In this month’s What You Need to Know, we profile proposed rule and regulation amendments, and two recent ABA ethics opinions.
Proposed rule changes
Continuing Legal and Judicial Education Rules and Regulations
The Colorado Supreme Court has proposed amendments to the rules and regulations governing continuing legal and judicial education in Colorado. The Colorado Supreme Court will conduct a hearing on the proposed rules and regulations on Tuesday, April 6, 2021 at 3:30 p.m. via WebEx. Written comments on the proposed changes should be sent to Cheryl Stevens, Clerk of the Colorado Supreme Court, at 2 E. 14th Avenue, Denver, Colorado 80203 or emailed to email@example.com. Persons wishing to speak at the hearing should notify Ms. Stevens by email firstname.lastname@example.org or by telephone 720-625-5150. All comments and speaking requests must be received no later than Monday, March 29, 2021 at 4 p.m. For more information regarding the proposed amendments, click here.
In summary, those amendments to the CLE rules and regulations include, in part, the following:
- Colorado attorneys will still be required to complete 45 credit hours of CLE in each three-year compliance period. The new amendment will require that at least seven credit hours be devoted to a broader category of professional responsibility, rather than the more narrow category of legal ethics.
- The broader category of professional responsibility would include legal ethics, legal professionalism, and equity, diversity and inclusivity (“EDI”).
- Starting with CLE compliance periods that end December 31, 2023, Colorado attorneys would need to complete at least two credit hours in EDI and at least five credit hours in legal ethics or legal professionalism.
- The regulations will define what content is needed for programs to be accredited in legal ethics, legal professionalism, and EDI.
- The regulations also expand the definition of law practice management programming to include technology and leadership relating to the practice of law.

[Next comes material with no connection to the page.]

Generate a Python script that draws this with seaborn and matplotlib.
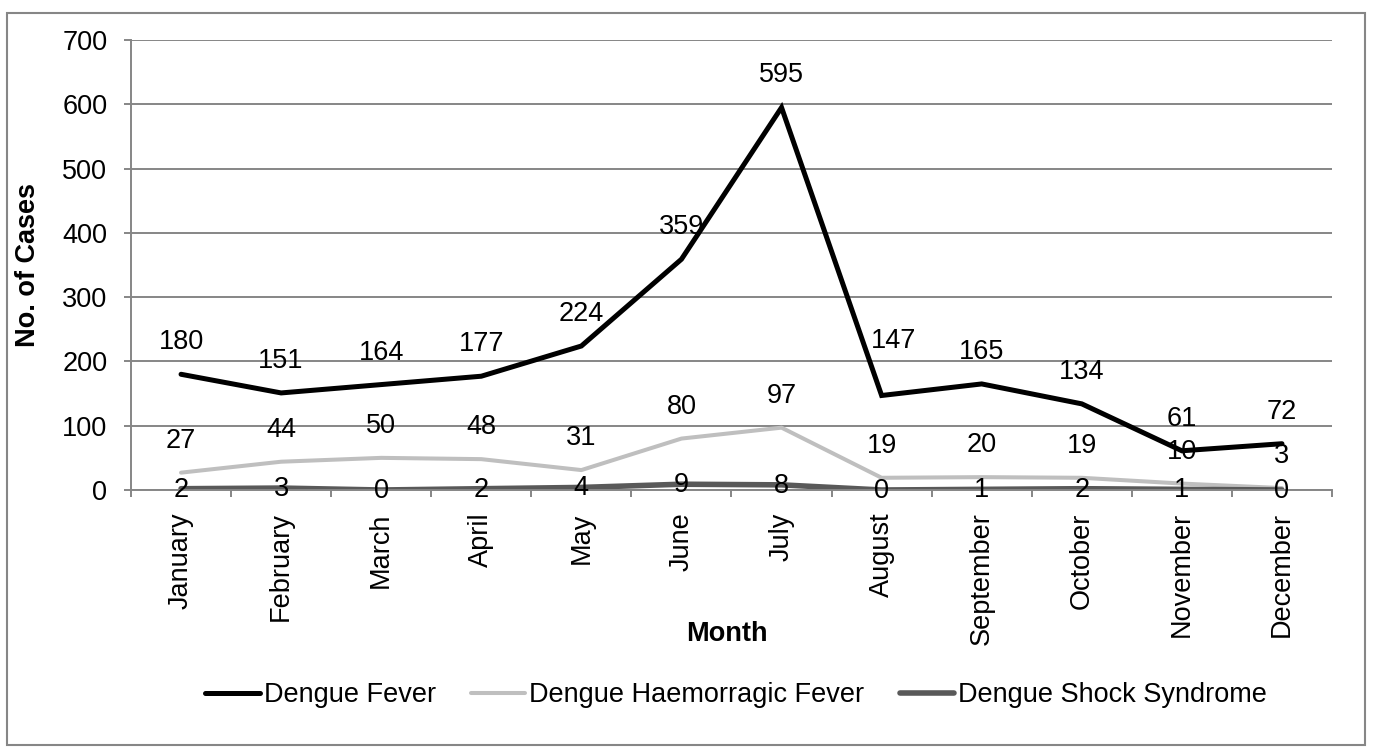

The Colorado Supreme Court has proposed amendments to rules governing the admission process in Colorado. The Colorado Supreme Court will conduct a hearing on the proposed rules on Wednesday, April 7, 2021 at 3:30 p.m. via WebEx. Persons wishing to participate in the hearing should notify Ms. Stevens by email email@example.com or by telephone 720-625-5150, no later than Wednesday, March 31, 2021 at 4 p.m. The public comment submission period is closed. The proposed rule changes were summarized in OARC’s November newsletter, which can be found here.
ABA Ethics Opinion 497
In February 2021, the ABA Standing Committee on Ethics and Professional Responsibility issued Opinion 497 Conflicts Involving Materially Adverse Interests. The Opinion notes that the Model Rules addressing conflicts with former clients (1.9) and prospective clients (1.18) use the phrase “materially adverse,” but notes that neither Rule explains when the interests of a current client are materially adverse to the former or prospective client. This Opinion discusses examples of situations where material adverseness may be found, including: suing or negotiating against a former client; attacking a lawyer’s own prior work; and examining a former client. The Opinion also notes that “in the absence of direct adverseness, generalized financial harm or a claimed detriment that is not accompanied by demonstrable harm to the former or prospective client’s interests does not constitute ‘material adverseness.’” The Opinion also addresses informed consent and waivers regarding materially adverse conflicts. ABA Formal Opinion 497.
ABA Ethics Opinion 498
In March 2021, the ABA Standing Committee on Ethics and Professional Responsibility issued Opinion 498 Virtual Practice. The Opinion examines common ethical issues that are implicated by a virtual law practice, which the Opinion defines as “technologically enabled law practice beyond the traditional brick and mortar law firm.” Specifically, the Opinion analyzes issues surrounding competence, diligence, communication, confidentially and supervision in the virtual law practice. The Opinion also examines virtual practice technologies and related ethical considerations. ABA Formal Opinion 498.